STATED GOAL => Set down the data below without change, skipping the pictures it holds.

PROVIDED MATERIAL =>
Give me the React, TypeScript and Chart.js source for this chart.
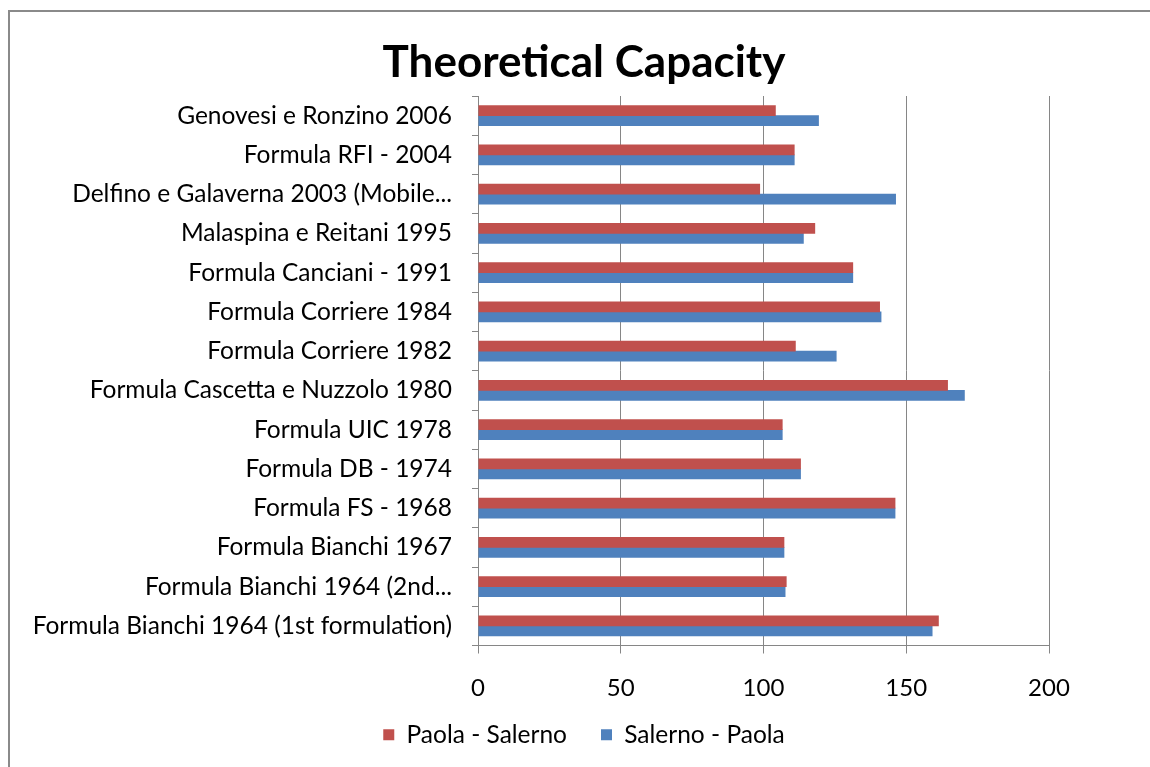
import { useEffect, useRef } from "react";
import { Chart, registerables } from "chart.js";

Chart.register(...registerables);

const categories = [
  "Genovesi e Ronzino 2006",
  "Formula RFI - 2004",
  "Delfino e Galaverna 2003 (Mobile...",
  "Malaspina e Reitani 1995",
  "Formula Canciani - 1991",
  "Formula Corriere 1984",
  "Formula Corriere 1982",
  "Formula Cascetta e Nuzzolo 1980",
  "Formula UIC 1978",
  "Formula DB - 1974",
  "Formula FS - 1968",
  "Formula Bianchi 1967",
  "Formula Bianchi 1964 (2nd...",
  "Formula Bianchi 1964 (1st formulation)",
];

const paolaSalerno = [104.3, 110.9, 98.8, 118.1, 131.4, 140.8, 111.3, 164.6, 106.7, 113.1, 146.2, 107.3, 108.1, 161.4];
const salernoPaola = [119.4, 110.9, 146.4, 114.1, 131.4, 141.3, 125.6, 170.5, 106.7, 113.1, 146.2, 107.3, 107.7, 159.2];

const seriesNames = ["Paola - Salerno", "Salerno - Paola"];
const chartTitle = "Theoretical Capacity";
const xMin = 0;
const xMax = 200;
const xStep = 50;

const FONT = "Lato, 'Open Sans', sans-serif";
const GRID = "#868686";

const noLabelClip = (s: any) => {
  s._computeLabelArea = () => undefined;
};

export default function App() {
  const ref = useRef<HTMLCanvasElement>(null);

  useEffect(() => {
    if (!ref.current) return;
    const chart = new Chart(ref.current, {
      type: "bar",
      data: {
        labels: categories,
        datasets: [
          {
            label: seriesNames[0],
            data: paolaSalerno,
            backgroundColor: "#C0504D",
            borderWidth: 0,
            categoryPercentage: 0.51,
            barPercentage: 1.05,
          },
          {
            label: seriesNames[1],
            data: salernoPaola,
            backgroundColor: "#4F81BD",
            borderWidth: 0,
            categoryPercentage: 0.51,
            barPercentage: 1.05,
          },
        ],
      },
      options: {
        indexAxis: "y",
        animation: false,
        responsive: false,
        maintainAspectRatio: false,
        layout: { padding: { left: 111, right: 93, top: 0, bottom: 2 } },
        scales: {
          x: {
            min: xMin,
            max: xMax,
            ticks: {
              stepSize: xStep,
              padding: 20,
              color: "#000",
              font: { family: FONT, size: 24 },
            },
            grid: { color: GRID, lineWidth: 1, tickLength: 8, drawTicks: true },
            border: { color: GRID, width: 1 },
            afterFit: (s: any) => {
              s.height = 43;
              noLabelClip(s);
            },
          },
          y: {
            ticks: {
              padding: 20,
              color: "#000",
              font: { family: FONT, size: 24.5 },
              autoSkip: false,
            },
            grid: {
              offset: true,
              drawOnChartArea: false,
              tickLength: 6,
              color: GRID,
            },
            border: { color: GRID, width: 1 },
            afterFit: (s: any) => {
              s.width = 359;
              noLabelClip(s);
            },
          },
        },
        plugins: {
          title: {
            display: true,
            text: chartTitle,
            color: "#000",
            font: { family: FONT, size: 44, weight: "bold", lineHeight: 1.2 },
            padding: { top: 28.6, bottom: 6.6 },
          },
          legend: {
            position: "bottom",
            labels: {
              boxWidth: 11,
              boxHeight: 11,
              padding: 34,
              color: "#000",
              font: { family: FONT, size: 24.5 },
            },
          },
          tooltip: { enabled: false },
        },
      },
    } as any);
    return () => chart.destroy();
  }, []);

  return (
    <div style={{ position: "relative", width: 1134, height: 751, background: "#fff" }}>
      <div
        style={{
          position: "fixed",
          left: 8,
          top: 10,
          right: -20,
          bottom: -20,
          borderLeft: "2px solid #8a8a8a",
          borderTop: "2px solid #8a8a8a",
          pointerEvents: "none",
        }}
      />
      <canvas ref={ref} width={1134} height={751} style={{ position: "absolute", left: 0, top: 0, display: "block" }} />
    </div>
  );
}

ANSWER TO THE PROBLEM =>
Give me the React, TypeScript and Chart.js source for this chart.
import { useEffect, useRef } from "react";
import { Chart, registerables } from "chart.js";

Chart.register(...registerables);

const categories = [
  "Genovesi e Ronzino 2006",
  "Formula RFI - 2004",
  "Delfino e Galaverna 2003 (Mobile...",
  "Malaspina e Reitani 1995",
  "Formula Canciani - 1991",
  "Formula Corriere 1984",
  "Formula Corriere 1982",
  "Formula Cascetta e Nuzzolo 1980",
  "Formula UIC 1978",
  "Formula DB - 1974",
  "Formula FS - 1968",
  "Formula Bianchi 1967",
  "Formula Bianchi 1964 (2nd...",
  "Formula Bianchi 1964 (1st formulation)",
];

const paolaSalerno = [104.3, 110.9, 98.8, 118.1, 131.4, 140.8, 111.3, 164.6, 106.7, 113.1, 146.2, 107.3, 108.1, 161.4];
const salernoPaola = [119.4, 110.9, 146.4, 114.1, 131.4, 141.3, 125.6, 170.5, 106.7, 113.1, 146.2, 107.3, 107.7, 159.2];

const seriesNames = ["Paola - Salerno", "Salerno - Paola"];
const chartTitle = "Theoretical Capacity";
const xMin = 0;
const xMax = 200;
const xStep = 50;

const FONT = "Lato, 'Open Sans', sans-serif";
const GRID = "#868686";

const noLabelClip = (s: any) => {
  s._computeLabelArea = () => undefined;
};

export default function App() {
  const ref = useRef<HTMLCanvasElement>(null);

  useEffect(() => {
    if (!ref.current) return;
    const chart = new Chart(ref.current, {
      type: "bar",
      data: {
        labels: categories,
        datasets: [
          {
            label: seriesNames[0],
            data: paolaSalerno,
            backgroundColor: "#C0504D",
            borderWidth: 0,
            categoryPercentage: 0.51,
            barPercentage: 1.05,
          },
          {
            label: seriesNames[1],
            data: salernoPaola,
            backgroundColor: "#4F81BD",
            borderWidth: 0,
            categoryPercentage: 0.51,
            barPercentage: 1.05,
          },
        ],
      },
      options: {
        indexAxis: "y",
        animation: false,
        responsive: false,
        maintainAspectRatio: false,
        layout: { padding: { left: 111, right: 93, top: 0, bottom: 2 } },
        scales: {
          x: {
            min: xMin,
            max: xMax,
            ticks: {
              stepSize: xStep,
              padding: 20,
              color: "#000",
              font: { family: FONT, size: 24 },
            },
            grid: { color: GRID, lineWidth: 1, tickLength: 8, drawTicks: true },
            border: { color: GRID, width: 1 },
            afterFit: (s: any) => {
              s.height = 43;
              noLabelClip(s);
            },
          },
          y: {
            ticks: {
              padding: 20,
              color: "#000",
              font: { family: FONT, size: 24.5 },
              autoSkip: false,
            },
            grid: {
              offset: true,
              drawOnChartArea: false,
              tickLength: 6,
              color: GRID,
            },
            border: { color: GRID, width: 1 },
            afterFit: (s: any) => {
              s.width = 359;
              noLabelClip(s);
            },
          },
        },
        plugins: {
          title: {
            display: true,
            text: chartTitle,
            color: "#000",
            font: { family: FONT, size: 44, weight: "bold", lineHeight: 1.2 },
            padding: { top: 28.6, bottom: 6.6 },
          },
          legend: {
            position: "bottom",
            labels: {
              boxWidth: 11,
              boxHeight: 11,
              padding: 34,
              color: "#000",
              font: { family: FONT, size: 24.5 },
            },
          },
          tooltip: { enabled: false },
        },
      },
    } as any);
    return () => chart.destroy();
  }, []);

  return (
    <div style={{ position: "relative", width: 1134, height: 751, background: "#fff" }}>
      <div
        style={{
          position: "fixed",
          left: 8,
          top: 10,
          right: -20,
          bottom: -20,
          borderLeft: "2px solid #8a8a8a",
          borderTop: "2px solid #8a8a8a",
          pointerEvents: "none",
        }}
      />
      <canvas ref={ref} width={1134} height={751} style={{ position: "absolute", left: 0, top: 0, display: "block" }} />
    </div>
  );
}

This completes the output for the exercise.